Saved entries
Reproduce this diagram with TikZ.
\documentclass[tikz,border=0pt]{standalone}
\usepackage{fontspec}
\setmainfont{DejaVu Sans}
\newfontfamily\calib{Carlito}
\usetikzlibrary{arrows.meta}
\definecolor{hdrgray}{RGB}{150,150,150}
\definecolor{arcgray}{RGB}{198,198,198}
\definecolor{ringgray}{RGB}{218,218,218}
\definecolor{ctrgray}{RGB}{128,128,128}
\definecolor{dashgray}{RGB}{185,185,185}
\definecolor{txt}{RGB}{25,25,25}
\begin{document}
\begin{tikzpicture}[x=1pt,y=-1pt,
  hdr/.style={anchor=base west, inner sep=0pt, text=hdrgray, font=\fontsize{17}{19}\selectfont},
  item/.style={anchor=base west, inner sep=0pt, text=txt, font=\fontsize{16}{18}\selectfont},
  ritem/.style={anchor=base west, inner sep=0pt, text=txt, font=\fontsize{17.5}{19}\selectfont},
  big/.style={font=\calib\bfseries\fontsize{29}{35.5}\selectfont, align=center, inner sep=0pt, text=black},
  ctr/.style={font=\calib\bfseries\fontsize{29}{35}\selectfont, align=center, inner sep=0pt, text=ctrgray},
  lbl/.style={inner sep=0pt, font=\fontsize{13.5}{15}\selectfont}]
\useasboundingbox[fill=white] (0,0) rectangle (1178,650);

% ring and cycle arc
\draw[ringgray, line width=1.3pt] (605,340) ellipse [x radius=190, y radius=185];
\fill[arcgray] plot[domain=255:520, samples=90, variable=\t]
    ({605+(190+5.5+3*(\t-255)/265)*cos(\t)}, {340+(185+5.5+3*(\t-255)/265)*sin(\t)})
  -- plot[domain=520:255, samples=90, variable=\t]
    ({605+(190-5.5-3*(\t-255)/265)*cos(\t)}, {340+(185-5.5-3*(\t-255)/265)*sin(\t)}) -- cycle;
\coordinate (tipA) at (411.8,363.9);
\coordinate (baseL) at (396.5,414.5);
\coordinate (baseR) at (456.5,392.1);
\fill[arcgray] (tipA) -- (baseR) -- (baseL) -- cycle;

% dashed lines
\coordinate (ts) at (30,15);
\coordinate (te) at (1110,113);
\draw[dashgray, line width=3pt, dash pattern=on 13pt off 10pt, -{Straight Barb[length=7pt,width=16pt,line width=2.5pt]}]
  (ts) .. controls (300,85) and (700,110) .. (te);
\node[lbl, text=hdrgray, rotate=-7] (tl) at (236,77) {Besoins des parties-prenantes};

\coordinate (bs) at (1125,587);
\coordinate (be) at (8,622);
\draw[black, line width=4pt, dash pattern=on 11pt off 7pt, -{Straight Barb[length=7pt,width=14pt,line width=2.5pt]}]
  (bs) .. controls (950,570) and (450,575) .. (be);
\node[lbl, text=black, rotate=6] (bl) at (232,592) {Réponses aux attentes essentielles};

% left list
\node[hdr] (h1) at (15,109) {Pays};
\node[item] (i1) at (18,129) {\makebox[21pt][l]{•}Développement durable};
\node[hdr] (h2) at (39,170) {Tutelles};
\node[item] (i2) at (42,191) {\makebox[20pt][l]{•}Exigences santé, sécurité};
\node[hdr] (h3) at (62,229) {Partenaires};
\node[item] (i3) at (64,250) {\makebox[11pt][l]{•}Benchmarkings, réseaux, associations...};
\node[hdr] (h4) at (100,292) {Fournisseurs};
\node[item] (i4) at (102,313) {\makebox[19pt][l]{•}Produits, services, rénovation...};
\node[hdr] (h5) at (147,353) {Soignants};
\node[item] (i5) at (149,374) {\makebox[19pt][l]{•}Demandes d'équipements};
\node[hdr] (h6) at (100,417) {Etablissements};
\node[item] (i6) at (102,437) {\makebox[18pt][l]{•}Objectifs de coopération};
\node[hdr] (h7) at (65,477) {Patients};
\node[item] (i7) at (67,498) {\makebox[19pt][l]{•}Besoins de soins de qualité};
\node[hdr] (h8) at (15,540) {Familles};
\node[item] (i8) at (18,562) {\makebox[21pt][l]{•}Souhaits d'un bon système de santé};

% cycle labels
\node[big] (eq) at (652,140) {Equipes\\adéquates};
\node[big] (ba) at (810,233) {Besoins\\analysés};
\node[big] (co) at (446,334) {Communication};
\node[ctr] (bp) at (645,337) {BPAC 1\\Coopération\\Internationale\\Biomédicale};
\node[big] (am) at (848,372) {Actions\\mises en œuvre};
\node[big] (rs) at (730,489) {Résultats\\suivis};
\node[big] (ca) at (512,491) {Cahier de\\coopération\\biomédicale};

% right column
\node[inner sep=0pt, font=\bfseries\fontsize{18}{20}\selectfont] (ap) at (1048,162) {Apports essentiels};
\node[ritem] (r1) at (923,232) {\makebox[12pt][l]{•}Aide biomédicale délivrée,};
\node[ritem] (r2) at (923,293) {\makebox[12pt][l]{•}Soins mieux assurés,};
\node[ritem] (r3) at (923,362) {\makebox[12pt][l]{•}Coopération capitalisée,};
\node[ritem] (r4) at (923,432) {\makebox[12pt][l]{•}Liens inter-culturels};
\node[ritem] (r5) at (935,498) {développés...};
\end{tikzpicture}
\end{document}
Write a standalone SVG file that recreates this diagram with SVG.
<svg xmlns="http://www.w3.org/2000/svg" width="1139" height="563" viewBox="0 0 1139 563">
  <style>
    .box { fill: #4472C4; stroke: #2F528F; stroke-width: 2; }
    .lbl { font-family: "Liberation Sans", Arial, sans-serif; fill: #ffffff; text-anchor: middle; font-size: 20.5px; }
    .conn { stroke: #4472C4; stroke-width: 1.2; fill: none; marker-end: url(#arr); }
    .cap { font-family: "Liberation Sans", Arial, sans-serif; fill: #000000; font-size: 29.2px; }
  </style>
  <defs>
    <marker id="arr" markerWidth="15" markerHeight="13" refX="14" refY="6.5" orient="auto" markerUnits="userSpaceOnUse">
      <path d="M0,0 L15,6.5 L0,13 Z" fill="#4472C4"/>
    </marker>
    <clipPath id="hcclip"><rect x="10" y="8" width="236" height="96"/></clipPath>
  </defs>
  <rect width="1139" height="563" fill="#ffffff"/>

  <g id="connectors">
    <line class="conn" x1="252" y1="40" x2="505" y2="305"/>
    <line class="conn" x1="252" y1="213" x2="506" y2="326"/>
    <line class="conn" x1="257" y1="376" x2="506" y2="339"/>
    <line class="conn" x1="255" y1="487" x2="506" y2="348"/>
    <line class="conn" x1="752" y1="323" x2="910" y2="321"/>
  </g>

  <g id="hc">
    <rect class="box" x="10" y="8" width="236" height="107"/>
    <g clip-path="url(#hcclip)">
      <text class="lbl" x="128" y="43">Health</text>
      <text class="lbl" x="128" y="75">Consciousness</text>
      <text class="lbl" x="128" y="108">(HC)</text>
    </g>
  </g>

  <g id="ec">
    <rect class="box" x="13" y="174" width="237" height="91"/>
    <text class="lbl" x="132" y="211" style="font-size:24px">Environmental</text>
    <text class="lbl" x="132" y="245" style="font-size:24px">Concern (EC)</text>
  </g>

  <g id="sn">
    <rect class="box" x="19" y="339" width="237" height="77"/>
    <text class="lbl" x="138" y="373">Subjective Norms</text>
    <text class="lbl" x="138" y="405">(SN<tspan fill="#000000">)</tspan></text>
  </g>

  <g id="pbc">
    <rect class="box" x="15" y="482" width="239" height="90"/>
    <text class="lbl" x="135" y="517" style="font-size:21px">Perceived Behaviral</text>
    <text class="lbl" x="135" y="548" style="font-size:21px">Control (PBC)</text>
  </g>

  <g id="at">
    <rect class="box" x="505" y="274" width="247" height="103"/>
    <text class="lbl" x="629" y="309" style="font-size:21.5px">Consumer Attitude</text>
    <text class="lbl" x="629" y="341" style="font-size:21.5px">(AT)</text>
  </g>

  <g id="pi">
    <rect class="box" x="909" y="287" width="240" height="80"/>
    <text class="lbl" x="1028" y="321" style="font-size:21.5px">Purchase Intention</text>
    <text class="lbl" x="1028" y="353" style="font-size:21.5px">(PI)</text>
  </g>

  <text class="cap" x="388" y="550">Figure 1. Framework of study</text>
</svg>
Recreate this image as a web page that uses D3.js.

EXERCISE AIM
In the entries above, find lines with "that" and copy each.

TASK ANSWER
Write a standalone SVG file that recreates this diagram with SVG.
Recreate this image as a web page that uses D3.js.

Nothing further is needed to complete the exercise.